For all we know there may not be an end to our universe which makes things even weirder. Like what the fuck does infinity even mean, you know?
In the video they were throwing some comparisons of stars and stuff. That we can fit around a million earth's into our sun which already makes it hard for our brains to conceive. Most of us can't even comprehend what a million is. Thousands of thousands of something. Imagine a hundred one hundred dollars bills, that's easy, but then another 100 of that to get to a million. That's how big the sun is compared to us and our sun isn't even that big compared to some other suns out there. I mean look at this image for scale, what the fuck.
Apparently the 2nd largest one up there is supposed to go supernova soon and it's only 500 light years away so maybe we get some nice fireworks to witness.
Lightyears are another thing that are so hard to conceive.

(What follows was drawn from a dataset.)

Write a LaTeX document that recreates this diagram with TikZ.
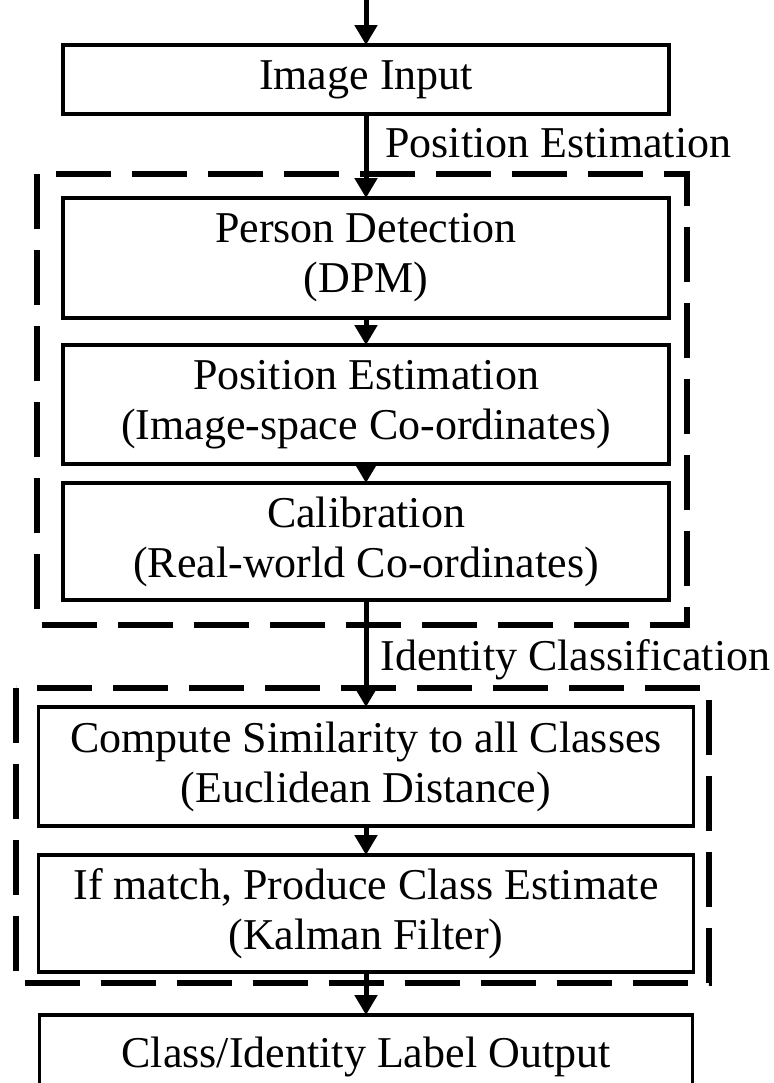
\documentclass[tikz,border=0pt]{standalone}
\usepackage{fontspec}
\setmainfont{Liberation Serif}
\usetikzlibrary{positioning,arrows.meta}

\begin{document}
\begin{tikzpicture}[font=\fontsize{22}{25}\selectfont, node distance=14pt,
    stepbox/.style={draw, line width=1.8pt, align=center, inner sep=0pt, outer sep=0pt, minimum width=303pt},
    frame/.style={draw, line width=3pt, dash pattern=on 27.5pt off 10.5pt},
    flow/.style={line width=2.5pt, -{Triangle[length=10pt,width=11pt]}},
    lbl/.style={inner sep=0pt, anchor=base west}]
        \useasboundingbox (0,0) rectangle (387pt,-541.5pt);
        % main chain
        \coordinate (in) at (183pt,0pt);
        \node[stepbox, minimum height=34.5pt] (img) at (183pt,-39.75pt) {Image Input};
        \node[stepbox, below=42pt of img, minimum height=60pt] (det) {Person Detection\\(DPM)};
        \node[stepbox, below=13.5pt of det, minimum height=59.5pt] (pos) {Position Estimation\\(Image-space Co-ordinates)};
        \node[stepbox, below=9.5pt of pos, minimum height=58.5pt] (cal) {Calibration\\(Real-world Co-ordinates)};
        \node[stepbox, below=53.5pt of cal, minimum width=327.5pt, minimum height=59.5pt] (sim) {Compute Similarity to all Classes\\(Euclidean Distance)};
        \node[stepbox, below=14.5pt of sim, minimum width=327.5pt, minimum height=58.5pt] (kal) {If match, Produce Class Estimate\\(Kalman Filter)};
        \node[stepbox, below=21.5pt of kal, minimum width=326.5pt, minimum height=42pt] (out) {Class/Identity Label Output};
        % stage frames
        \draw[frame] ([xshift=-13pt,yshift=12pt]det.north west) rectangle ([xshift=9pt,yshift=-12.5pt]cal.south east);
        \draw[frame] ([xshift=-11.5pt,yshift=9.5pt]sim.north west) rectangle ([xshift=7.5pt,yshift=-5.5pt]kal.south east);
        \node[lbl] (lblpos) at (192.5pt,-78.5pt) {Position Estimation};
        \node[lbl] (lblid) at (190pt,-335pt) {Identity Classification};
        % arrows
        \draw[flow] (in)--(img);
        \draw[flow] (img)--(det);
        \draw[flow] (det)--(pos);
        \draw[flow] (pos)--(cal);
        \draw[flow] (cal)--(sim);
        \draw[flow] (sim)--(kal);
        \draw[flow] (kal)--(out);
      \end{tikzpicture}
\end{document}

Like you can understand what they mean, how far light travels in a certain amount of time, but understanding how fast light is is very hard to understand for normal people because it's just so much faster than anything else we know.
Take speed of sound for instance, Roughly 330 meters per second through air. That's how you can kind of measure how far a thunderstorm is when you see it and count down how many seconds until you hear it. If it's a kilometer away it'll take around 3 seconds for you to hear it, easy, right?
Light travels a million times faster than that.
One trip around earth is about 40,000 km and light can go around it 7.5x in one second.
Now try and conceive that the nearest star to ours is 4 light years away. How are we gonna get there, ever?
I tried to like imagine with our current tech how long it would take. I remember seeing those SpaceX launches having the rocket go 20,000km/h, maybe they're able to reach higher speeds than that in vacuum, I'm not sure, I'm just rambling here, okay. I asked Google how long it would take to get to the nearest star at 20,000km/h which is already 100x faster than most of us have ever travelled in a car on the autobahn.
It would take 150,000 years.
Light travels 1 billion kilometers in one hour. Why? Why couldn't it just be 10x the speed of sound or hell even 1000 would've been okay but a million times? Meh.
Maybe we aren't meant to go out exploring.
Oh well, think I'll end my rant here. Guess AI evolution is one of the few things for us to look forward to in our lifetimes and what Elon and Trump tweet at each other.